In January 2003, I took refuge with Lama Yeshe Losal, and a few months later took the Dorje Sempa initiation to begin practicing Vajrayana Buddhism. I'd been meditating since about 1985. I've set this up to write about the bliss, rapture and ecstasy of following this path
Tuesday, 26 April 2011
Pragmatism
"Wonders are many, and none is more wonderful than man." Sophocles.
If you accept your basic ignorance, or your lack of complete knowledge, it's difficult then, and maybe even a bit stupid, to start believing in things. Actively disbelieving in things makes more sense to me. Having faith in something that someone has told you doesn't make much sense to me at all.
It seems to me that what's left is cause and effect, which is what we seem to have to live with, and what works and what doesn't work. What I mean by this is what makes you happier. We are conditioned by punishments and rewards and we must surely hope to do things that will give us rewards and a great reward is surely more happiness, or more positive feelings.
Meditation obviously works in this regard. Meditation does take the stress away and makes you smile more. That's just my personal experience, of course. If you meditated, you might go completely bonkers. What do I know?
I'm interested in what works, or what you can get to work. That's why this post is called pragmatism!
For about six or seven years I've been trying to do deity yoga, which basically means that you visualise yourself as a deity, and more importantly for this post, you visualise a deity in front of you. This is what, I think, is a bit different in Tibetan buddhism. 3D visualisations. It's supposed to be a very powerful way of combining method and wisdom, which is to say, emptiness (things not existing as they appear to exist) and meditation (concentration, focusing).
I must say that after trying this for seven years and doing it practically every day, I'm no nearer achieving a three dimensional visualisation than I was the day I started. This is not to say that I don't think it can be done. I'm sure it can be done, but you'd have to be working at it pretty much full time, I think.
Meditation isn't the sole preserve of buddhists. St Teresa of Avila describes doing much the same thing with Jesus Christ. She managed to get Jesus Christ to be in front of her and to speak to her and to tell her that he would do anything for her because he knew that she loved him. This is described in The Interior Castle, I think. She said you started with the hands. Get the hands first (I suppose this would be the hands together as in prayer) and progress to the rest.
I think I'm maybe supposed to be doing this with Dorje Sempa, but I've been using The Medicine Buddha, and I can't do either. But I think if the circumstances were right ... I also think you could do it with Donald Duck. It's your attitude that counts. It's a projection.

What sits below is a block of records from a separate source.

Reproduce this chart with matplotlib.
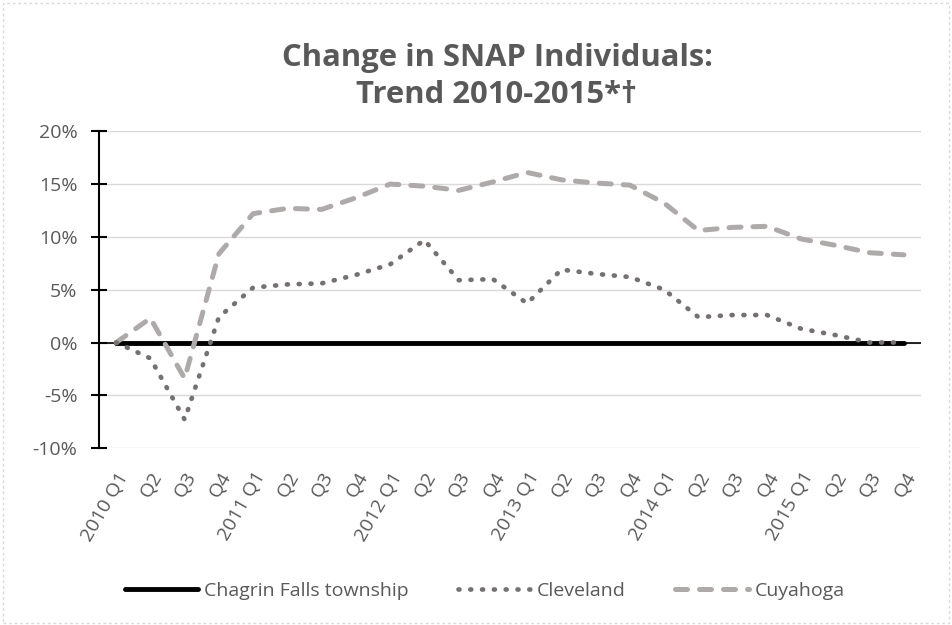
import numpy as np
import matplotlib.pyplot as plt
from matplotlib.patches import Rectangle
from matplotlib.ticker import PercentFormatter

plt.rcParams['font.family'] = ['Open Sans', 'DejaVu Sans']
plt.rcParams['axes.unicode_minus'] = False

years = ['2010', '2011', '2012', '2013', '2014', '2015']
quarters = ['Q1', 'Q2', 'Q3', 'Q4']
labels = []
for y in years:
    for q in quarters:
        labels.append(y + ' ' + q if q == 'Q1' else q)

chagrin = [0.0] * 24
cleveland = [0.0, -1.5, -7.3, 2.4, 5.2, 5.5, 5.6, 6.4, 7.4, 9.7, 5.9, 6.0,
             3.7, 6.9, 6.5, 6.2, 5.0, 2.4, 2.6, 2.6, 1.3, 0.7, 0.0, 0.0]
cuyahoga = [0.0, 2.3, -3.4, 8.4, 12.2, 12.7, 12.6, 13.7, 15.0, 14.8, 14.4, 15.2,
            16.1, 15.4, 15.1, 14.9, 13.2, 10.6, 10.9, 11.0, 9.8, 9.2, 8.5, 8.3]

grey_txt = '#595959'
x = np.arange(len(labels))

fig = plt.figure(figsize=(9.52, 6.25), dpi=100)
ax = fig.add_axes([0.104, 0.283, 0.8635, 0.507])

ax.plot(x, cuyahoga, color='#AEAAAA', lw=3.6, ls=(0, (2.4, 2.4)), dash_capstyle='round',
        label='Cuyahoga', zorder=3)
ax.plot(x, cleveland, color='#767171', lw=3.4, ls=(0, (0.2, 2.3)), dash_capstyle='round',
        label='Cleveland', zorder=4)
ax.plot(x, chagrin, color='black', lw=3.5, solid_capstyle='round',
        label='Chagrin Falls township', zorder=2)
ax.axhline(0, color='black', lw=1.2, zorder=1)

ax.set_xlim(-0.5, len(labels) - 0.5)
ax.set_ylim(-10, 20)
ax.set_yticks(np.arange(-10, 21, 5))
ax.yaxis.set_major_formatter(PercentFormatter(decimals=0))
ax.grid(axis='y', color='#D9D9D9', lw=1)
ax.set_axisbelow(True)
ax.set_xticks(x)
ax.set_xticklabels(labels, rotation=60, ha='right', rotation_mode='anchor')
ax.tick_params(axis='x', length=0, pad=15, labelsize=14, colors=grey_txt)
ax.tick_params(axis='y', length=11, width=1.5, direction='inout', color='black',
               labelsize=14, labelcolor=grey_txt, pad=10)
for s in ['top', 'right', 'bottom']:
    ax.spines[s].set_visible(False)
ax.spines['left'].set_linewidth(1.5)

fig.text(0.522, 0.877, 'Change in SNAP Individuals:\nTrend 2010-2015*\u2020', fontsize=22.3,
         fontweight='bold', color=grey_txt, ha='center', va='center', linespacing=1.3)

h, l = ax.get_legend_handles_labels()
order = [2, 1, 0]
fig.legend([h[i] for i in order], [l[i] for i in order], loc='center',
           bbox_to_anchor=(0.509, 0.054), ncol=3, frameon=False, fontsize=14,
           labelcolor=grey_txt, handlelength=3.8, handletextpad=0.3, columnspacing=2.5)

fig.add_artist(Rectangle((0.003, 0.004), 0.994, 0.992, transform=fig.transFigure,
                         fill=False, ec='#D9D9D9', lw=1, ls=(0, (2, 2))))

fig.savefig('out.png', dpi=100)
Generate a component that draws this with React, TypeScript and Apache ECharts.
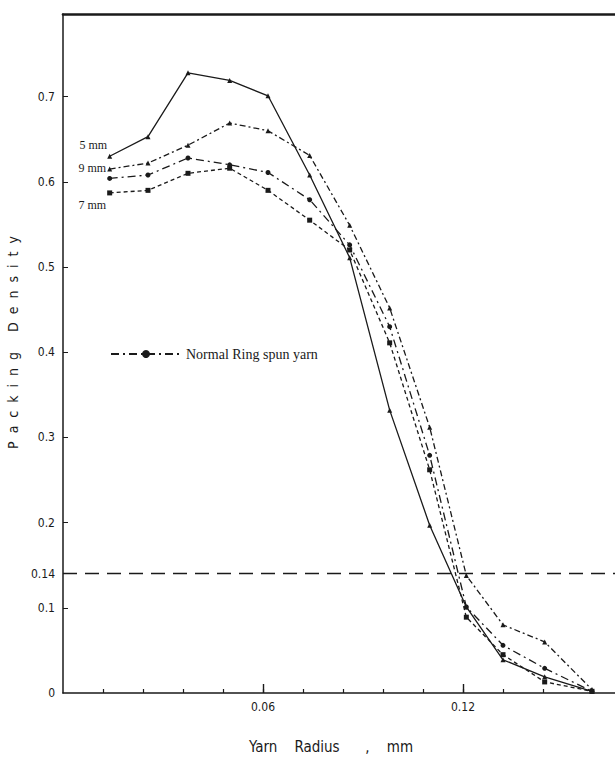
import React, { useEffect, useRef } from "react";
import * as echarts from "echarts";

// Yarn radius (mm) at the measured points
const radius = [0.014, 0.0255, 0.0375, 0.05, 0.0615, 0.074, 0.086, 0.098, 0.11, 0.121, 0.132, 0.1445, 0.1587];
// Packing density per series
const fiveMm = [0.63, 0.653, 0.728, 0.719, 0.701, 0.608, 0.511, 0.332, 0.197, 0.101, 0.039, 0.019, 0.002];
const nineMm = [0.615, 0.622, 0.643, 0.669, 0.66, 0.631, 0.549, 0.452, 0.312, 0.138, 0.08, 0.06, 0.004];
const ringSpun = [0.604, 0.608, 0.628, 0.62, 0.611, 0.579, 0.526, 0.43, 0.279, 0.101, 0.056, 0.029, 0.002];
const sevenMm = [0.587, 0.59, 0.61, 0.616, 0.59, 0.555, 0.52, 0.411, 0.262, 0.089, 0.045, 0.013, 0.002];

const yLabelValues = [0, 0.1, 0.14, 0.2, 0.3, 0.4, 0.5, 0.6, 0.7];
const yTickValues = [0.1, 0.2, 0.3, 0.4, 0.5, 0.6, 0.7];
const xMinorTicks = [0.012, 0.024, 0.036, 0.048, 0.06, 0.072, 0.084, 0.096, 0.108, 0.12, 0.132, 0.144];
const xMajorTicks = [0.06, 0.12];
const criticalDensity = 0.14;

const X_MAX = 0.1656;
const Y_MAX = 0.797;
const INK = "#1a1a1a";
const SANS = "'DejaVu Sans Condensed', 'Liberation Sans Narrow', 'DejaVu Sans', sans-serif";
const SERIF = "'Liberation Serif', 'DejaVu Serif', serif";

function buildData(values: number[], label?: { text: string; offset: number[] }) {
  return radius.map((x, i) => {
    if (i === 0 && label) {
      return {
        value: [x, values[i]],
        label: {
          show: true,
          formatter: label.text,
          position: "left",
          distance: 4,
          offset: label.offset,
          color: INK,
          fontFamily: SERIF,
          fontSize: 12,
        },
      };
    }
    return [x, values[i]];
  });
}

export default function App() {
  const ref = useRef<HTMLDivElement>(null);

  useEffect(() => {
    document.body.style.margin = "0";
    if (!ref.current) return;
    const chart = echarts.init(ref.current, undefined, { renderer: "svg" });

    const lineBase = (name: string, data: any[], dash: any, symbol: string, extra: any = {}) => ({
      name,
      type: "line",
      data,
      symbol,
      symbolSize: 5,
      itemStyle: { color: INK },
      lineStyle: { color: INK, width: 1.3, type: dash },
      ...extra,
    });

    chart.setOption({
      animation: false,
      backgroundColor: "#fff",
      grid: { left: 63, right: 0, top: 14, bottom: 80, containLabel: false, outerBoundsMode: "none" },
      legend: {
        data: ["Normal Ring spun yarn"],
        left: 105,
        top: 342,
        itemWidth: 70,
        itemHeight: 10,
        itemGap: 8,
        textStyle: { color: INK, fontFamily: SERIF, fontSize: 14 },
      },
      xAxis: [
        {
          type: "value",
          min: 0,
          max: X_MAX,
          position: "bottom",
          name: "Yarn    Radius      ,    mm",
          nameLocation: "middle",
          nameGap: 46,
          nameTextStyle: { color: INK, fontFamily: SANS, fontSize: 15, padding: [0, 16, 0, 0] },
          axisLine: { show: true, onZero: false, lineStyle: { color: INK, width: 1.6 } },
          axisTick: { show: true, inside: true, length: 4, customValues: xMinorTicks, lineStyle: { color: INK, width: 1.2 } },
          axisLabel: {
            show: true,
            customValues: xMajorTicks,
            formatter: (v: number) => v.toFixed(2),
            color: INK,
            fontFamily: SANS,
            fontSize: 12,
            margin: 8,
          },
          splitLine: { show: false },
        },
        {
          type: "value",
          min: 0,
          max: X_MAX,
          position: "bottom",
          axisLine: { show: false },
          axisTick: { show: true, inside: true, length: 9, customValues: xMajorTicks, lineStyle: { color: INK, width: 1.4 } },
          axisLabel: { show: false },
          splitLine: { show: false },
        },
        {
          type: "value",
          min: 0,
          max: X_MAX,
          position: "top",
          axisLine: { show: true, onZero: false, lineStyle: { color: INK, width: 2.6 } },
          axisTick: { show: false },
          axisLabel: { show: false },
          splitLine: { show: false },
        },
      ],
      yAxis: {
        type: "value",
        min: 0,
        max: Y_MAX,
        name: "P  a  c  k  i  n  g     D  e  n  s  i  t  y",
        nameLocation: "middle",
        nameGap: 36,
        nameTextStyle: { color: INK, fontFamily: SANS, fontSize: 14, padding: [0, 0, 0, 22] },
        axisLine: { show: true, onZero: false, lineStyle: { color: INK, width: 1.5 } },
        axisTick: { show: true, inside: true, length: 5, customValues: yTickValues, lineStyle: { color: INK, width: 1 } },
        axisLabel: {
          show: true,
          customValues: yLabelValues,
          formatter: (v: number) => (v === 0 ? "0" : Math.abs(v - 0.14) < 1e-6 ? "0.14" : v.toFixed(1)),
          color: INK,
          fontFamily: SANS,
          fontSize: 12,
          margin: 8,
        },
        splitLine: { show: false },
      },
      series: [
        lineBase("5 mm", buildData(fiveMm, { text: "5 mm", offset: [4, -11] }), "solid", "triangle", {
          markLine: {
            silent: true,
            symbol: "none",
            label: { show: false },
            lineStyle: { color: INK, width: 1.3, type: [14, 8] },
            data: [{ yAxis: criticalDensity }],
          },
        }),
        lineBase("9 mm", buildData(nineMm, { text: "9 mm", offset: [3, -1] }), [6, 3, 2, 3], "triangle"),
        lineBase("Normal Ring spun yarn", buildData(ringSpun), [8, 4, 2, 4], "circle"),
        lineBase("7 mm", buildData(sevenMm, { text: "7 mm", offset: [3, 12] }), [4, 3], "rect"),
      ],
    });

    return () => chart.dispose();
  }, []);

  return <div ref={ref} style={{ width: 615, height: 773 }} />;
}
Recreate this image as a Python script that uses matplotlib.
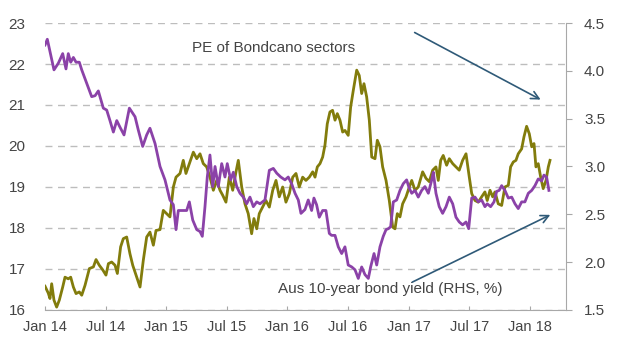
import matplotlib
matplotlib.use("Agg")
import matplotlib.pyplot as plt

plt.rcParams["font.family"] = ["Liberation Sans", "DejaVu Sans"]

# PE of Bondcano sectors (LHS), decimal years
pe_t = [2014.000, 2014.027, 2014.041, 2014.055, 2014.074, 2014.096, 2014.118, 2014.146,
        2014.165, 2014.192, 2014.212, 2014.234, 2014.256, 2014.283, 2014.303, 2014.330,
        2014.366, 2014.399, 2014.421, 2014.448, 2014.476, 2014.503, 2014.523, 2014.550,
        2014.578, 2014.597, 2014.624, 2014.646, 2014.674, 2014.701, 2014.724, 2014.757,
        2014.784, 2014.811, 2014.839, 2014.866, 2014.894, 2014.916, 2014.949, 2014.976,
        2015.004, 2015.031, 2015.059, 2015.081, 2015.114, 2015.141, 2015.163, 2015.182,
        2015.224, 2015.252, 2015.279, 2015.306, 2015.334, 2015.361, 2015.389, 2015.417,
        2015.444, 2015.466, 2015.493, 2015.521, 2015.549, 2015.576, 2015.595, 2015.623,
        2015.650, 2015.677, 2015.705, 2015.724, 2015.747, 2015.768, 2015.796, 2015.823,
        2015.851, 2015.879, 2015.906, 2015.933, 2015.961, 2015.988, 2016.016, 2016.044,
        2016.071, 2016.098, 2016.126, 2016.153, 2016.181, 2016.209, 2016.228, 2016.247,
        2016.269, 2016.291, 2016.310, 2016.329, 2016.351, 2016.373, 2016.393, 2016.412,
        2016.434, 2016.456, 2016.475, 2016.502, 2016.522, 2016.544, 2016.572, 2016.593,
        2016.613, 2016.632, 2016.654, 2016.676, 2016.696, 2016.723, 2016.742, 2016.764,
        2016.786, 2016.814, 2016.841, 2016.869, 2016.888, 2016.907, 2016.929, 2016.951,
        2016.979, 2017.006, 2017.026, 2017.053, 2017.080, 2017.116, 2017.144, 2017.171,
        2017.199, 2017.226, 2017.245, 2017.265, 2017.286, 2017.314, 2017.336, 2017.364,
        2017.391, 2017.418, 2017.446, 2017.474, 2017.501, 2017.521, 2017.548, 2017.575,
        2017.603, 2017.630, 2017.649, 2017.672, 2017.694, 2017.713, 2017.740, 2017.768,
        2017.795, 2017.823, 2017.842, 2017.864, 2017.886, 2017.905, 2017.933, 2017.952,
        2017.974, 2017.996, 2018.016, 2018.035, 2018.051, 2018.070, 2018.090, 2018.111,
        2018.134, 2018.153, 2018.167]
pe = [16.58, 16.41, 16.28, 16.64, 16.24, 16.07, 16.24, 16.56,
      16.80, 16.76, 16.80, 16.56, 16.40, 16.44, 16.36, 16.60,
      17.01, 17.05, 17.23, 17.09, 16.98, 16.85, 17.13, 17.17,
      17.09, 16.89, 17.54, 17.74, 17.78, 17.37, 17.09, 16.80,
      16.56, 17.21, 17.78, 17.90, 17.58, 17.94, 17.96, 18.43,
      18.35, 18.27, 19.00, 19.24, 19.33, 19.65, 19.33, 19.49,
      19.85, 19.69, 19.81, 19.57, 19.49, 19.24, 18.92, 19.16,
      18.92, 18.80, 18.63, 19.24, 18.92, 19.37, 19.65, 19.00,
      18.59, 18.35, 17.86, 18.23, 17.98, 18.35, 18.51, 18.67,
      18.51, 18.92, 19.16, 18.76, 19.00, 18.63, 18.84, 19.24,
      19.33, 19.00, 19.24, 19.16, 19.24, 19.37, 19.24, 19.49,
      19.57, 19.73, 20.02, 20.54, 20.83, 20.87, 20.63, 20.79,
      20.63, 20.34, 20.38, 20.26, 20.95, 21.36, 21.85, 21.72,
      21.28, 21.52, 21.20, 20.63, 19.73, 19.69, 20.14, 19.98,
      19.49, 19.16, 18.67, 18.02, 17.98, 18.35, 18.27, 18.59,
      18.76, 19.00, 19.16, 18.92, 19.00, 19.37, 19.21, 19.13,
      19.41, 19.49, 19.16, 19.65, 19.77, 19.53, 19.69, 19.57,
      19.49, 19.41, 19.65, 19.81, 19.24, 18.84, 18.67, 18.63,
      18.76, 18.88, 18.67, 18.92, 18.76, 18.88, 18.59, 18.55,
      19.00, 19.04, 19.49, 19.61, 19.65, 19.81, 19.93, 20.22,
      20.48, 20.30, 19.98, 20.06, 19.49, 19.57, 19.24, 18.96,
      19.16, 19.49, 19.65]

# Aus 10-year bond yield (RHS, %), decimal years
bond_t = [2014.000, 2014.019, 2014.074, 2014.110, 2014.146, 2014.173, 2014.192, 2014.212,
          2014.234, 2014.256, 2014.283, 2014.303, 2014.344, 2014.385, 2014.413, 2014.440,
          2014.481, 2014.509, 2014.536, 2014.564, 2014.592, 2014.619, 2014.652, 2014.696,
          2014.743, 2014.770, 2014.806, 2014.839, 2014.866, 2014.908, 2014.949, 2014.990,
          2015.031, 2015.059, 2015.081, 2015.100, 2015.141, 2015.169, 2015.191, 2015.219,
          2015.252, 2015.279, 2015.298, 2015.320, 2015.339, 2015.361, 2015.384, 2015.403,
          2015.430, 2015.458, 2015.485, 2015.504, 2015.532, 2015.554, 2015.582, 2015.609,
          2015.636, 2015.664, 2015.691, 2015.719, 2015.747, 2015.774, 2015.815, 2015.851,
          2015.884, 2015.912, 2015.945, 2015.980, 2016.007, 2016.035, 2016.063, 2016.090,
          2016.112, 2016.145, 2016.172, 2016.200, 2016.219, 2016.241, 2016.263, 2016.291,
          2016.318, 2016.346, 2016.365, 2016.393, 2016.420, 2016.448, 2016.475, 2016.502,
          2016.531, 2016.558, 2016.585, 2016.613, 2016.640, 2016.668, 2016.687, 2016.715,
          2016.737, 2016.764, 2016.791, 2016.814, 2016.833, 2016.852, 2016.874, 2016.902,
          2016.929, 2016.956, 2016.984, 2017.006, 2017.026, 2017.053, 2017.080, 2017.108,
          2017.135, 2017.163, 2017.191, 2017.204, 2017.226, 2017.253, 2017.281, 2017.309,
          2017.336, 2017.364, 2017.391, 2017.418, 2017.446, 2017.474, 2017.496, 2017.521,
          2017.548, 2017.575, 2017.603, 2017.630, 2017.649, 2017.677, 2017.705, 2017.727,
          2017.748, 2017.768, 2017.795, 2017.823, 2017.851, 2017.878, 2017.905, 2017.933,
          2017.960, 2017.988, 2018.016, 2018.043, 2018.070, 2018.098, 2018.117, 2018.139,
          2018.158]
bond = [4.27, 4.33, 4.01, 4.08, 4.18, 4.02, 4.18, 4.09,
        4.14, 4.09, 4.09, 4.01, 3.87, 3.73, 3.74, 3.79,
        3.61, 3.59, 3.48, 3.36, 3.48, 3.41, 3.33, 3.61,
        3.52, 3.38, 3.21, 3.33, 3.40, 3.24, 3.00, 2.86,
        2.65, 2.60, 2.34, 2.54, 2.54, 2.54, 2.63, 2.44,
        2.34, 2.32, 2.27, 2.58, 2.89, 3.12, 2.79, 3.00,
        2.79, 3.03, 2.89, 3.03, 2.86, 2.94, 2.79, 2.72,
        2.68, 2.61, 2.68, 2.58, 2.63, 2.61, 2.65, 2.96,
        2.98, 2.93, 2.89, 2.86, 2.89, 2.82, 2.72, 2.65,
        2.51, 2.55, 2.65, 2.54, 2.67, 2.60, 2.47, 2.54,
        2.54, 2.30, 2.28, 2.28, 2.16, 2.09, 2.16, 1.97,
        1.95, 1.92, 1.83, 1.95, 1.87, 1.83, 1.95, 2.09,
        1.97, 2.16, 2.27, 2.34, 2.35, 2.37, 2.63, 2.65,
        2.75, 2.82, 2.86, 2.77, 2.72, 2.75, 2.68, 2.75,
        2.79, 2.72, 2.86, 2.94, 2.72, 2.58, 2.51, 2.58,
        2.68, 2.61, 2.47, 2.42, 2.39, 2.42, 2.35, 2.67,
        2.68, 2.63, 2.65, 2.58, 2.61, 2.58, 2.63, 2.74,
        2.75, 2.80, 2.75, 2.67, 2.68, 2.61, 2.56, 2.63,
        2.63, 2.72, 2.75, 2.80, 2.87, 2.85, 2.91, 2.89,
        2.75]

xtick_pos = [2014.0, 2014.5, 2015.0, 2015.5, 2016.0, 2016.5, 2017.0, 2017.5, 2018.0]
xtick_labels = ["Jan 14", "Jul 14", "Jan 15", "Jul 15", "Jan 16", "Jul 16",
                "Jan 17", "Jul 17", "Jan 18"]
left_ticks = [16, 17, 18, 19, 20, 21, 22, 23]
right_ticks = [1.5, 2.0, 2.5, 3.0, 3.5, 4.0, 4.5]

OLIVE = "#827c0c"
PURPLE = "#8b42a8"
TEXT = "#444444"
SPINE = "#a8a8a8"
ARROW = "#2f5a78"

fig = plt.figure(figsize=(6.2, 3.64), dpi=100)
ax = fig.add_axes([0.0726, 0.1484, 0.8403, 0.7884])
ax2 = ax.twinx()

ax.plot(pe_t, pe, color=OLIVE, lw=2.0, zorder=3)
ax2.plot(bond_t, bond, color=PURPLE, lw=2.0, zorder=3)

ax.set_xlim(2014.0, 2018.299)
ax.set_ylim(16, 23)
ax2.set_ylim(1.5, 4.5)

ax.set_yticks(left_ticks)
ax.set_yticklabels([str(v) for v in left_ticks])
ax2.set_yticks(right_ticks)
ax2.set_yticklabels([f"{v:.1f}" for v in right_ticks])
ax.set_xticks(xtick_pos)
ax.set_xticklabels(xtick_labels)

ax.yaxis.grid(True, color="#bdbdbd", linestyle=(0, (5, 4)), lw=1.0)
ax.set_axisbelow(True)

for a in (ax, ax2):
    for s in ("left", "top"):
        a.spines[s].set_visible(False)
    a.spines["bottom"].set_color(SPINE)
    a.spines["right"].set_color(SPINE)
ax.spines["right"].set_visible(False)
ax2.spines["bottom"].set_visible(False)

ax.tick_params(axis="y", length=0, labelsize=11, labelcolor=TEXT, pad=14)
ax.tick_params(axis="x", direction="in", length=3, color=SPINE, labelsize=10.5,
               labelcolor=TEXT, pad=7)
ax2.tick_params(axis="y", direction="out", length=4, color=SPINE, labelsize=11,
                labelcolor=TEXT, pad=9)

ax.text(2015.21, 22.4, "PE of Bondcano sectors", fontsize=11, color=TEXT,
        va="center", ha="left")
ax.text(2015.92, 16.52, "Aus 10-year bond yield (RHS, %)", fontsize=11, color=TEXT,
        va="center", ha="left")

arrow = dict(arrowstyle="->", color=ARROW, lw=1.2, mutation_scale=14)
ax.annotate("", xy=(2018.11, 21.1), xytext=(2017.03, 22.8),
            arrowprops=arrow)
ax.annotate("", xy=(2018.19, 18.35), xytext=(2017.01, 16.65),
            arrowprops=arrow)

fig.savefig("out.png", dpi=100)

I think the difference between St Teresa and Tibetan Buddhism is that St Teresa might have thought it was Jesus Christ. I think in Tibetan Buddhism once you have the deity in front of you, you have to know that it's just an appearance, even although you might have spent an awful long time getting that appearance. I imagine that once you have that appearance, it should tell you something about how everything else is also mere appearance. I think we're trying to impress ourselves with insubstantiality here, as in nothing exists in the manner of its appearance.
I might have this all wrong of course, but I did use it while writing In The Land of The Demon Masters. The sage in the cave tells the heroine how to create a big scary monster, and what he tells her is how you do deity yoga, I think. Have the vision in three dimensions to the stage where you can even walk round it.
Once when I was a week in Purelands, which is a satellite of the Samye Ling, for a week in the winter, I was stuck there in this room from about four in the afternoon till the next day. No radio, no telly, just some dharma books. During the day, down at the centre, I was hardly speaking to anyone either... I know there is a change which occurs when you do mental calming so that you seem to be able to project colours and shapes much better than you imagine. Afterwards I thought of it as reverse LSD. It's like being given a toolbox to perception. This is before I even took refuge. This is where I have to go if I can make any money from selling books on Kindle.
I've just been reading this a little later. St Teresa says in one of her books that she can't tell the difference between spirit and mind and soul, and would leave that to more erudite folk than her. So it's a bit of a cheap shot and patronising to say what she thought about the vision of Christ that she had in front of her. Because I don't know. And she might well have.